Sept 20‒Dec 17, 2017

Kansas City-based artist Karen McCoy explores the relationship between nature and culture through her site-specific, large-scale environmental sculpture. Oblivion Field is related to Seemingly Unconnected Events, McCoy’s ongoing homage to Hydroides dianthus, a tiny tube-building worm found in saltwater on submerged rocks, shells, and boats in coastal areas around the world. These worms create their habitat by secreting tubes of calcium carbonate, appearing as spaghetti-like encrustations on rocks, shells, and other surfaces, a visual form to which McCoy has long been drawn.
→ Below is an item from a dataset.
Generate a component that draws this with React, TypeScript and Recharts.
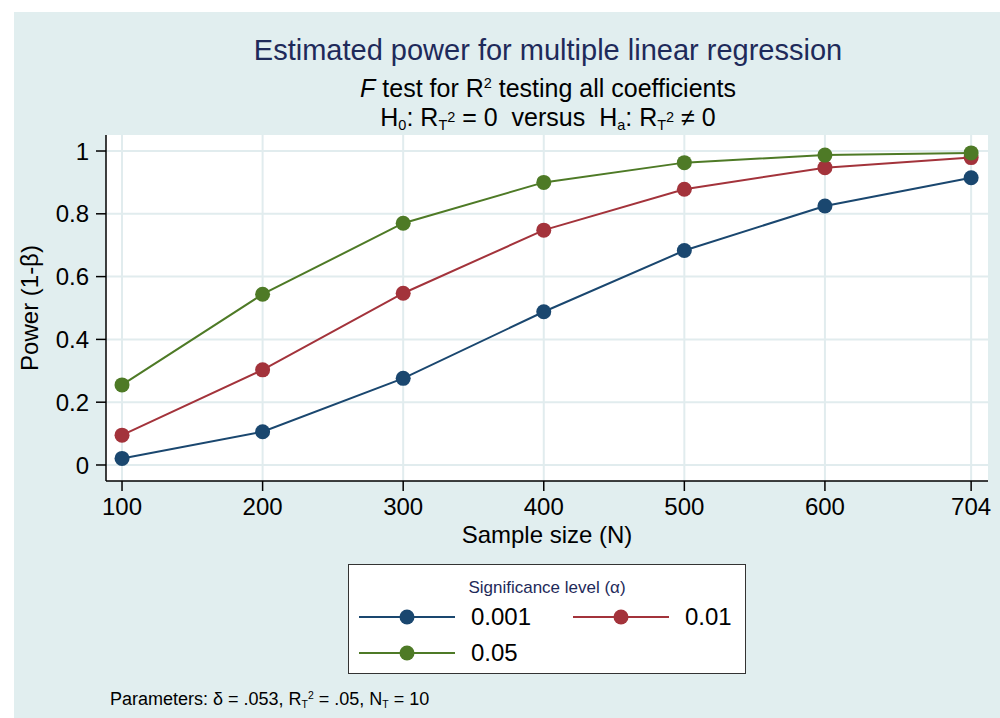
import React from 'react';
import { LineChart, Line, XAxis, YAxis, CartesianGrid, Label, Legend } from 'recharts';

// sample sizes on the x axis
const sampleSizes = [100, 200, 300, 400, 500, 600, 704];
const yTicks = [0, 0.2, 0.4, 0.6, 0.8, 1];

// estimated power per significance level
const power001 = [0.021, 0.106, 0.276, 0.488, 0.683, 0.825, 0.915];
const power01 = [0.095, 0.303, 0.547, 0.748, 0.878, 0.947, 0.979];
const power05 = [0.255, 0.544, 0.770, 0.900, 0.963, 0.987, 0.994];

const seriesNames = ['0.001', '0.01', '0.05'];
const seriesKeys = ['a001', 'a01', 'a05'];
const seriesColors = ['#1A476F', '#A3333B', '#4E7A26'];

const data = sampleSizes.map((n, i) => ({
  n,
  a001: power001[i],
  a01: power01[i],
  a05: power05[i],
}));

const FONT = '"Liberation Sans", Arial, Helvetica, sans-serif';
const BG = '#E1EEEF';
const GRID = '#E1ECEE';

// small sub/superscripts that don't push the line box around
const Sub = ({ children }: { children: React.ReactNode }) => (
  <span style={{ fontSize: '0.58em', position: 'relative', top: '0.3em' }}>{children}</span>
);
const Sup = ({ children, lift = 0.6 }: { children: React.ReactNode; lift?: number }) => (
  <span style={{ fontSize: '0.58em', position: 'relative', top: `-${lift}em` }}>{children}</span>
);

const LegendBox = () => {
  const swatch = (color: string) => (
    <svg width={96} height={18} style={{ display: 'block' }}>
      <line x1={0} y1={9} x2={96} y2={9} stroke={color} strokeWidth={2} />
      <circle cx={48} cy={9} r={7.5} fill={color} />
    </svg>
  );
  const item = (i: number, left: number, top: number) => (
    <div key={i} style={{ position: 'absolute', left, top, display: 'flex', alignItems: 'center' }}>
      {swatch(seriesColors[i])}
      <span style={{ marginLeft: 16, fontSize: 24, color: '#000' }}>{seriesNames[i]}</span>
    </div>
  );
  return (
    <div
      style={{
        position: 'absolute',
        left: 348,
        top: 564,
        width: 396,
        height: 108,
        background: '#fff',
        border: '1.5px solid #333',
        fontFamily: FONT,
      }}
    >
      <div style={{ position: 'absolute', top: 13, width: '100%', textAlign: 'center', fontSize: 17, color: '#1E2A5A' }}>
        Significance level (α)
      </div>
      {item(0, 10, 38)}
      {item(1, 224, 38)}
      {item(2, 10, 74)}
    </div>
  );
};

export default function App() {
  return (
    <div style={{ position: 'absolute', left: 0, top: 0, width: 1000, height: 718, background: '#fff', fontFamily: FONT }}>
      <div style={{ position: 'absolute', left: 14, top: 12, width: 986, height: 706, background: BG }} />

      <div style={{ position: 'absolute', left: 0, width: 1096, top: 33, textAlign: 'center', fontSize: 29, color: '#1E2A5A', lineHeight: '34px', whiteSpace: 'nowrap' }}>
        Estimated power for multiple linear regression
      </div>
      <div style={{ position: 'absolute', left: 0, width: 1096, top: 75, textAlign: 'center', fontSize: 25, color: '#000', lineHeight: '26px', whiteSpace: 'nowrap' }}>
        <i>F</i> test for R<Sup>2</Sup> testing all coefficients
      </div>
      <div style={{ position: 'absolute', left: 0, width: 1096, top: 104, textAlign: 'center', fontSize: 25, color: '#000', lineHeight: '26px', whiteSpace: 'nowrap' }}>
        H<Sub>0</Sub>: R<Sub>T</Sub><Sup lift={0.3}>2</Sup> = 0&nbsp; versus&nbsp; H<Sub>a</Sub>: R<Sub>T</Sub><Sup lift={0.3}>2</Sup> ≠ 0
      </div>

      <div style={{ position: 'absolute', left: 0, top: 0 }}>
        <LineChart
          width={1000}
          height={718}
          data={data}
          margin={{ top: 135, right: 12, bottom: 197, left: 46 }}
        >
          <CartesianGrid
            stroke={GRID}
            strokeWidth={2}
            fill="#fff"
            horizontalValues={yTicks}
            verticalValues={sampleSizes}
          />
          <XAxis
            dataKey="n"
            type="number"
            domain={[88.6, 716]}
            ticks={sampleSizes}
            interval={0}
            stroke="#000"
            strokeWidth={1.5}
            tickSize={10}
            tickMargin={7}
            tick={{ fill: '#000', fontSize: 24, fontFamily: FONT }}
            height={40}
          >
            <Label value="Sample size (N)" position="insideBottom" offset={-22} style={{ fill: '#000', fontSize: 24, fontFamily: FONT }} />
          </XAxis>
          <YAxis
            type="number"
            domain={[-0.051, 1.051]}
            ticks={yTicks}
            interval={0}
            stroke="#000"
            strokeWidth={1.5}
            tickSize={10}
            tickMargin={7}
            tickFormatter={(v: number) => (v === 0 || v === 1 ? String(v) : v.toFixed(1))}
            tick={{ fill: '#000', fontSize: 24, fontFamily: FONT }}
            width={60}
          >
            <Label value="Power (1-β)" angle={-90} position="insideLeft" offset={-17} style={{ fill: '#000', fontSize: 24, fontFamily: FONT, textAnchor: 'middle' }} />
          </YAxis>
          <Legend content={() => null} />
          {seriesKeys.map((k, i) => (
            <Line
              key={k}
              type="linear"
              dataKey={k}
              name={seriesNames[i]}
              stroke={seriesColors[i]}
              strokeWidth={2}
              dot={{ r: 7.5, fill: seriesColors[i], stroke: 'none' }}
              activeDot={false}
              isAnimationActive={false}
            />
          ))}
        </LineChart>
      </div>

      <LegendBox />

      <div style={{ position: 'absolute', left: 110, top: 689, fontSize: 18, color: '#000', whiteSpace: 'nowrap' }}>
        Parameters: δ = .053, R<Sub>T</Sub><Sup>2</Sup> = .05, N<Sub>T</Sub> = 10
      </div>
    </div>
  );
}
As she writes:

While walking on the north Atlantic seashore I have often picked up shells colonized by tiny serpentine tubes. To me these twisting lines are utterly beautiful and intriguing in detail. They are the hard limey tubes of sea worms, Hydroides dianthus. In November 2006 The New Yorker magazine published an article by Elizabeth Kolbert in the Annals of Science series. "The Darkening Sea: What Carbon Emissions are doing to our Oceans" described a change in ocean acidity due to an imbalance in the reciprocal relationship between the oceans and the atmosphere. This imbalance, related to climate change, is causing the oceans to become less basic, and hence, some creatures living in calcium-based structures, like coral and sea worms, are endangered. Kolbert's article discusses tiny pteropods in detail. Since I was, at the time of reading the article, intrigued by another calcium based creature, the sea worm and its habitat tubes, I began to envision a project made from hundreds of larger than life homages to this tiny life form.
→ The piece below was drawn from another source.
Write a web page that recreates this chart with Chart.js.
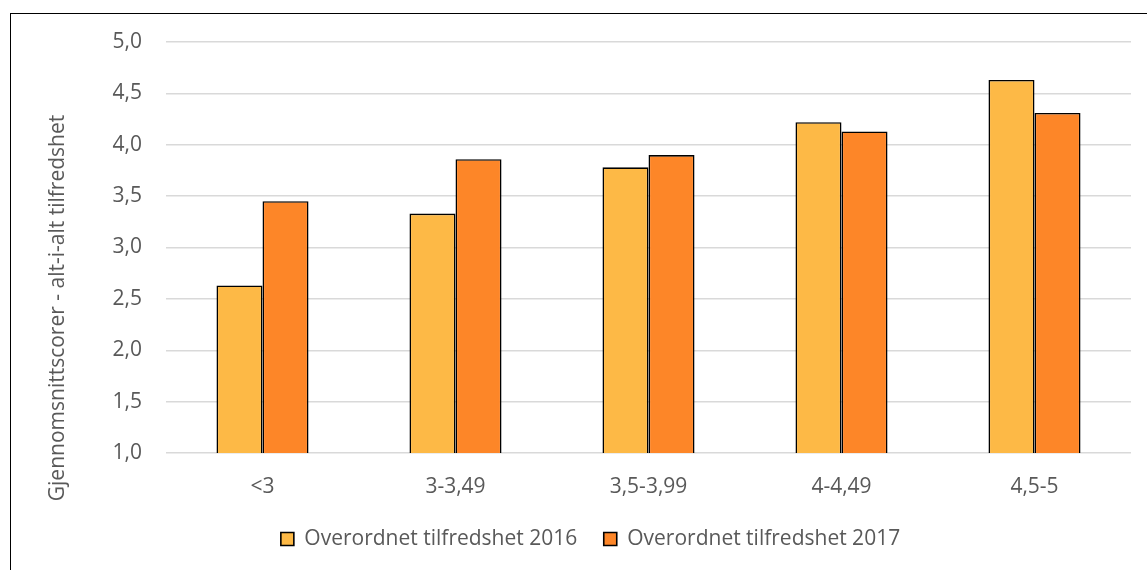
<!DOCTYPE html>
<html>
<head>
<meta charset="utf-8">
<script src="https://cdn.jsdelivr.net/npm/chart.js@4/dist/chart.umd.min.js"></script>
<style>
  html, body { margin: 0; padding: 0; background: #fff; overflow: hidden; }
  #wrap { position: relative; width: 1147px; height: 570px; }
  #frame { position: absolute; left: 10px; top: 12.5px; width: 2000px; height: 2000px; border: 1.6px solid #000; }
  #chartCanvas { position: absolute; left: 0; top: 0; }
</style>
</head>
<body>
<div id="wrap">
  <div id="frame"></div>
  <canvas id="chartCanvas" width="1147" height="570"></canvas>
</div>
<script>
const categories = ['<3', '3-3,49', '3,5-3,99', '4-4,49', '4,5-5'];
const seriesNames = ['Overordnet tilfredshet 2016', 'Overordnet tilfredshet 2017'];
const values2016 = [2.63, 3.33, 3.78, 4.22, 4.63];
const values2017 = [3.45, 3.86, 3.90, 4.13, 4.31];
const yTitle = 'Gjennomsnittscorer - alt-i-alt tilfredshet';

const textColor = '#595959';
const fontFamily = '"Open Sans", Lato, sans-serif';
const fontSize = 21;

// y-axis title is centred on the whole chart, like the original, so draw it by hand
const yTitlePlugin = {
  id: 'yTitle',
  afterLayout(chart) {
    // legend sits a bit right of the canvas centre in the original
    chart.legend.left += 25;
    chart.legend.right += 25;
    chart.legend.top += 2;
    chart.legend.bottom += 2;
  },
  afterDraw(chart) {
    const ctx = chart.ctx;
    ctx.save();
    ctx.translate(58, 308);
    ctx.rotate(-Math.PI / 2);
    ctx.font = fontSize + 'px ' + fontFamily;
    ctx.fillStyle = textColor;
    ctx.textAlign = 'center';
    ctx.textBaseline = 'middle';
    ctx.fillText(yTitle, 0, 0);
    ctx.restore();
  }
};

const ctx = document.getElementById('chartCanvas').getContext('2d');
const chart = new Chart(ctx, {
  type: 'bar',
  data: {
    labels: categories,
    datasets: [
      {
        label: seriesNames[0],
        data: values2016,
        backgroundColor: '#FDB946',
        borderColor: '#000',
        borderWidth: 1.6
      },
      {
        label: seriesNames[1],
        data: values2017,
        backgroundColor: '#FD8628',
        borderColor: '#000',
        borderWidth: 1.6
      }
    ]
  },
  options: {
    responsive: false,
    animation: false,
    layout: { padding: { left: 0, right: 16, top: 42, bottom: 12.5 } },
    datasets: { bar: { barPercentage: 1, categoryPercentage: 0.477 } },
    plugins: {
      tooltip: { enabled: false },
      legend: {
        position: 'bottom',
        labels: {
          boxWidth: 13,
          boxHeight: 13,
          padding: 26.5,
          color: textColor,
          font: { family: fontFamily, size: fontSize }
        }
      }
    },
    scales: {
      x: {
        grid: { display: false },
        border: { display: false },
        ticks: {
          color: textColor,
          padding: 13,
          font: { family: fontFamily, size: fontSize }
        },
        afterFit(scale) { scale.height = 47; }
      },
      y: {
        min: 1,
        max: 5,
        border: { display: false },
        grid: { color: '#D9D9D9', lineWidth: 1.4, drawTicks: false },
        ticks: {
          stepSize: 0.5,
          color: textColor,
          padding: 24,
          font: { family: fontFamily, size: fontSize },
          callback: v => v.toFixed(1).replace('.', ',')
        },
        afterFit(scale) { scale.width = 166; }
      }
    }
  },
  plugins: [yTitlePlugin]
});
</script>
</body>
</html>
The latest iteration of McCoy’s project, Seemingly Unconnected Events: The Writing is on the Wall, was installed on the grounds of Salina’s The Land Institute, where she was the 2017 Prairie Festival Artist (September 22‒24). The Land installation included cylindrical and segmented serpentine plaster forms cast from newspaper molds, large-scale effigies of the vulnerable worm. The installation also contained plaster forms cast from non-recyclable plastic consumer packaging, much of which is included in Oblivion Field and through which the video of the Aegean Sea shore is projected. This packaging, as the artist notes, “acts as a record of my consumerism by casting plaster into the non-recyclable plastic packaging from goods I have purchased since 2007.”